06-30-2009 10:42 AM
Hello,
I am new to labview forum and have been digging through old posts for about a week and have a question on averaging a DC signal based on a external trigger. I working on a homemade instrument in the lab. An Ion Mobility Drift Tube with laser ablation. The trigger for the acquisition is the q-switch from the laser operating at 2Hz. I have found the perfect example, that acquires the signal in real time based on the trigger out from the laser. The example was found in the NI examples (Acq&Graph Voltage-Int Clk-HW Trig Restarts.VI). The averaging function for DC-RMS does not seem to work out very well for me or I am not correctly using this function. The other way I tried is with add and divide nodes by creating an array from an example I saw in another post on the forum. The problem I need help solving is a way to average the DC signal with the software based on averaging anywhere from 10-60 waveforms similar to that of an oscilloscope. The sampling rate can vary but I usually set to about every 10us. I'am using LV 8.0 and a PCIe-6251 DAQ-mx. Thanks for your time and any help you offer.
Stephen
07-01-2009 02:13 PM
Hi sd64,
If you're trying to get an average a series of waveforms, they need to be each in a different element of an array and after that the whole array is passed into Average DC/RMS. Right now you're only passing in one waveform at a time (after each read).
07-01-2009 11:09 PM
Jeff,
Thanks for the help, but I do not know how to write the waveform to different elements of an array. Still learning Labview as I go building this VI. Is there an example you can point me to or some literature I can read up on so I can build the array for averaging.

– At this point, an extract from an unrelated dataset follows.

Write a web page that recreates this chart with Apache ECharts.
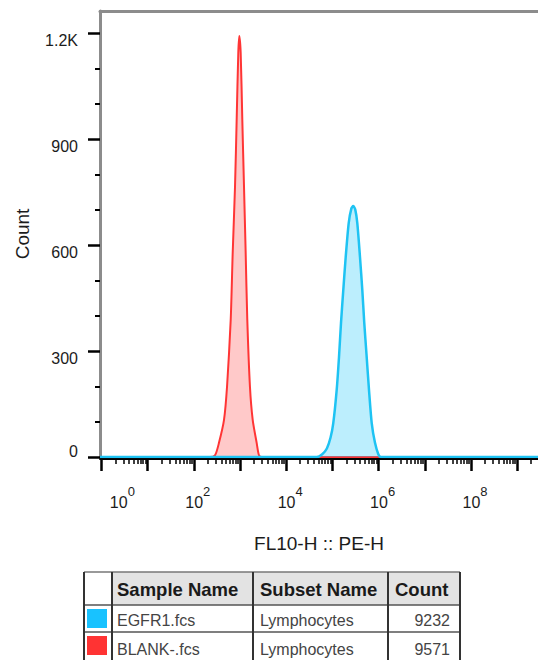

How does Labview store the waveforms in the array for averaging?
07-06-2009 11:09 AM
Basically, the changes I made were to Read with the 1 Chan N Samples (since it looks like you're only reading one channel), then using Build Array and a Shift Register, I keep adding elements to the array that are each one reading of the waveform. I now pass that whole array into the averaging VI.
Note that is good practice generally to initialize your array to the maximum expected size (or at least wipe the array by initializing the shift register) with every iteration. In this case, initializing to a certain size would probably give some erroneous averaging.